MSCs are the best candidates for disease treatment.18,19 Common limitation of MSCs in cell therapy is the low number of cells with low proliferation rate. Therefore, finding the suitable cell source is the major challenge in recent years. In this study, we concentrated on the proliferation rate and viability of MSCs from fetal material. To evaluate the efficiency of these cells in cell therapy, we compared their proliferation rate, viability, and expression of specific surface markers and CD271 expression at AM-MSCs with ASCs. The findings showed that the growth rate and viability of AM-MSCs as a fetal tissue were significantly higher than ASCs. Therefore, MSCs from fetal tissue are more suitable for therapeutic purposes compared with adult stem cells.
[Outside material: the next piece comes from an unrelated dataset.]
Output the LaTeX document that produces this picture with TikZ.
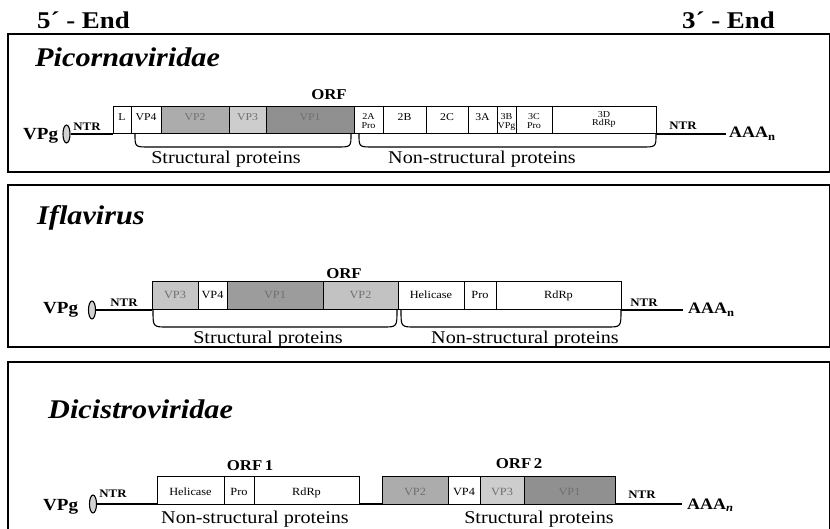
\documentclass[tikz,border=0pt]{standalone}
\usepackage{fontspec}
\setmainfont{Liberation Serif}[FakeStretch=1.12]
\usetikzlibrary{shapes.geometric}
\definecolor{gmed}{HTML}{ACACAC}
\definecolor{glight}{HTML}{CDCDCD}
\definecolor{gdark}{HTML}{909090}
\definecolor{ifa}{HTML}{C6C6C6}
\definecolor{ifb}{HTML}{9C9C9C}
\definecolor{ifc}{HTML}{C2C2C2}
\definecolor{faint}{HTML}{707070}
\newcommand\fs[1]{\fontsize{#1}{#1}\selectfont}
\newcommand\seg[6]{\node[segbox,fill=#6,minimum width={(#3-#2)*1pt},minimum height={(#5-#4)*1pt}] (#1) at ({(#2+#3)/2},{(#4+#5)/2}) {};}
\newcommand\lab[4]{\path (#1.north) ++(0,#2) node[#3,anchor=base] {#4};}
\newcommand\brc[4]{\draw[bracestyle] (#1,#3) .. controls (#1,#4) and (#1,#4) .. (#1+14,#4) -- (#2-14,#4) .. controls (#2,#4) and (#2,#4) .. (#2,#3);}
\begin{document}
\begin{tikzpicture}[x=1pt,y=-1pt,
  frame/.style={line width=1.4pt},
  rna/.style={line width=1.3pt},
  segbox/.style={draw,line width=1pt,inner sep=0pt,outer sep=0pt},
  bracestyle/.style={line width=1.1pt},
  oval/.style={draw,ellipse,line width=1.1pt,fill=gray!35,minimum width=7pt,minimum height=18pt,inner sep=0pt},
  hdr/.style={font=\fs{24}\bfseries,inner sep=0pt},
  ttl/.style={font=\fs{27}\bfseries\itshape,inner sep=0pt},
  orf/.style={font=\fs{15}\bfseries,inner sep=0pt},
  vpg/.style={font=\fs{17}\bfseries,inner sep=0pt},
  ntr/.style={font=\fs{11.5}\bfseries,inner sep=0pt},
  aaa/.style={font=\fs{16}\bfseries,inner sep=0pt},
  prot/.style={font=\fs{18}},
  lbl/.style={font=\fs{10.5},inner sep=0pt},
  lbls/.style={font=\fs{9},inner sep=0pt},
  lblf/.style={font=\fs{10.5},text=faint,inner sep=0pt},
  lblb/.style={font=\fs{11},inner sep=0pt},
  lblbf/.style={font=\fs{11},text=faint,inner sep=0pt}]
\useasboundingbox (0,0) rectangle (830,529);
\clip (0,0) rectangle (830,529);
\fill[white] (0,0) rectangle (830,529);

% headers
\node[hdr,anchor=base west] (h5) at (37,29) {5´ - End};
\node[hdr,anchor=base west] (h3) at (682,29) {3´ - End};

% panels
\draw[frame] (8,34) rectangle (829.5,172);
\draw[frame] (8,185) rectangle (829.5,347);
\draw[frame] (8,362) rectangle (829.5,545);

% ===== Picornaviridae =====
\node[ttl,anchor=base west] (t1) at (35,67) {Picornaviridae};
\node[vpg,anchor=base west] (v1) at (23,140) {VPg};
\node[oval] (o1) at (66.5,134) {};
\seg{pL}{113}{131}{107}{134}{white}
\seg{pVPiv}{131}{161}{107}{134}{white}
\seg{pVPii}{161}{229}{107}{134}{gmed}
\seg{pVPiii}{229}{266}{107}{134}{glight}
\seg{pVPi}{266}{354}{107}{134}{gdark}
\seg{p2A}{354}{383}{107}{134}{white}
\seg{p2B}{383}{426}{107}{134}{white}
\seg{p2C}{426}{468}{107}{134}{white}
\seg{p3A}{468}{497}{107}{134}{white}
\seg{p3B}{497}{516}{107}{134}{white}
\seg{p3C}{516}{552}{107}{134}{white}
\seg{p3D}{552}{656}{107}{134}{white}
\coordinate (pe) at (726,134);
\draw[rna] (o1.east) -- (pL.south west);
\draw[rna] (p3D.south east) -- (pe);
\lab{pL}{13.5}{lbl}{L}
\lab{pVPiv}{13.5}{lbl}{VP4}
\lab{pVPii}{13.5}{lblf}{VP2}
\lab{pVPiii}{13.5}{lblf}{VP3}
\lab{pVPi}{13.5}{lblf}{VP1}
\lab{p2A}{12.5}{lbls}{2A}
\lab{p2A}{21.5}{lbls}{Pro}
\lab{p2B}{13.5}{lbl}{2B}
\lab{p2C}{13.5}{lbl}{2C}
\lab{p3A}{13.5}{lbl}{3A}
\lab{p3B}{12.5}{lbls}{3B}
\lab{p3B}{21.5}{lbls}{VPg}
\lab{p3C}{12.5}{lbls}{3C}
\lab{p3C}{21.5}{lbls}{Pro}
\lab{p3D}{11}{lbls}{3D}
\lab{p3D}{18.5}{lbls}{RdRp}
\node[orf,anchor=base] (orf1) at (329,100) {ORF};
\node[ntr,anchor=base] (n1a) at (87,131) {NTR};
\node[ntr,anchor=base] (n1b) at (683,130) {NTR};
\node[aaa,anchor=base west] (a1) at (729,138) {AAA\textsubscript{n}};
\brc{135}{351}{134}{147}
\brc{359}{656}{134}{147}
\node[prot,anchor=base] (s1) at (226,164) {Structural proteins};
\node[prot,anchor=base] (ns1) at (482,164) {Non-structural proteins};

% ===== Iflavirus =====
\node[ttl,anchor=base west] (t2) at (37,225) {Iflavirus};
\node[vpg,anchor=base west] (v2) at (43,314) {VPg};
\node[oval] (o2) at (92,310) {};
\seg{iVPiii}{152}{198}{282}{310}{ifa}
\seg{iVPiv}{198}{227}{282}{310}{white}
\seg{iVPi}{227}{323}{282}{310}{ifb}
\seg{iVPii}{323}{398}{282}{310}{ifc}
\seg{iHel}{398}{464}{282}{310}{white}
\seg{iPro}{464}{496}{282}{310}{white}
\seg{iRdRp}{496}{621}{282}{310}{white}
\coordinate (ie) at (683,310);
\draw[rna] (o2.east) -- (iVPiii.south west);
\draw[rna] (iRdRp.south east) -- (ie);
\lab{iVPiii}{17}{lblbf}{VP3}
\lab{iVPiv}{17}{lblb}{VP4}
\lab{iVPi}{17}{lblbf}{VP1}
\lab{iVPii}{17}{lblbf}{VP2}
\lab{iHel}{17}{lblb}{Helicase}
\lab{iPro}{17}{lblb}{Pro}
\lab{iRdRp}{17}{lblb}{RdRp}
\node[orf,anchor=base] (orf2) at (344,279) {ORF};
\node[ntr,anchor=base] (n2a) at (124,307) {NTR};
\node[ntr,anchor=base] (n2b) at (644,307) {NTR};
\node[aaa,anchor=base west] (a2) at (688,314) {AAA\textsubscript{n}};
\brc{153}{397}{310}{327}
\brc{401}{621}{310}{327}
\node[prot,anchor=base] (s2) at (268,343) {Structural proteins};
\node[prot,anchor=base] (ns2) at (525,343) {Non-structural proteins};

% ===== Dicistroviridae =====
\node[ttl,anchor=base west] (t3) at (48,418) {Dicistroviridae};
\node[vpg,anchor=base west] (v3) at (43,510) {VPg};
\node[oval] (o3) at (93,504) {};
\seg{dHel}{157}{224}{476}{504}{white}
\seg{dPro}{224}{254}{476}{504}{white}
\seg{dRdRp}{254}{359}{476}{504}{white}
\seg{dVPii}{382}{448}{476}{504}{gmed}
\seg{dVPiv}{448}{480}{476}{504}{white}
\seg{dVPiii}{480}{524}{476}{504}{glight}
\seg{dVPi}{524}{615}{476}{504}{gdark}
\coordinate (de) at (682,504);
\draw[rna] (o3.east) -- (dHel.south west);
\draw[rna] (dRdRp.south east) -- (dVPii.south west);
\draw[rna] (dVPi.south east) -- (de);
\lab{dHel}{19}{lblb}{Helicase}
\lab{dPro}{19}{lblb}{Pro}
\lab{dRdRp}{19}{lblb}{RdRp}
\lab{dVPii}{19}{lblbf}{VP2}
\lab{dVPiv}{19}{lblb}{VP4}
\lab{dVPiii}{19}{lblbf}{VP3}
\lab{dVPi}{19}{lblbf}{VP1}
\node[orf,anchor=base] (orf3a) at (250,470) {ORF\,1};
\node[orf,anchor=base] (orf3b) at (519,468) {ORF\,2};
\node[ntr,anchor=base] (n3a) at (113,497) {NTR};
\node[ntr,anchor=base] (n3b) at (642,498) {NTR};
\node[aaa,anchor=base west] (a3) at (687,509) {AAA\textsubscript{\textit{n}}};
\node[prot,anchor=base] (ns3) at (255,523) {Non-structural proteins};
\node[prot,anchor=base] (s3) at (539,523) {Structural proteins};
\end{tikzpicture}
\end{document}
Previous studies have not presented similar results regarding the comparison of fetal material and adult tissues.20

However, the current study worked on MSCs derived from bone marrow and placenta stem cells, showing no significant difference in the cell number and growth kinetics in MSCs of these sources.21 Hence, a new cell source was presented, overcoming the problem of low number of MSCs for cell therapy. Another limitation of the use of MSCs in clinical application is finding a suitable marker for characterization of MSCs. There are studies which show that CD271 (LNGFR) is one of the most selective markers for isolation of MSCs from bone marrow.22,23

In this regard, the present results revealed that ASCs and AM-MSCs express no CD271. Another study in 2013 showed that CD271+ ASCs correlated inversely with donor age, and the highest CD271 yield was found at 30-40 year-old range.14 The present inquiry proved similar results as adipose tissue samples were collected from 45 and 60 years old patients. Also, Jones et al. showed that CD271 is a crucial selective marker for enriching MSCs from bone marrow.22 Jarocha et al. suggested that CD271+ and CD105+ population had higher enrichment in markers of early osteo and adipo progenitors.15

Battula et al. observed that CD271 is not a suitable marker for the characterization of MSCs from chorine.16 Watson et al. published that CD271 is a suitable marker for characterization of MSCs from bone marrow, but failed to characterize MSCs from umbilical cord blood (UCB).24 This study presented amniotic membrane as a suitable cell source for cell therapy, also it was revealed that CD271 is a negative marker for the identification of MSCs from amniotic membrane and adipose tissue.


Authors appreciate the research vice chancellor of Tabriz University of Medical sciences for providing grant for this research.


The authors declare no conflict of interest.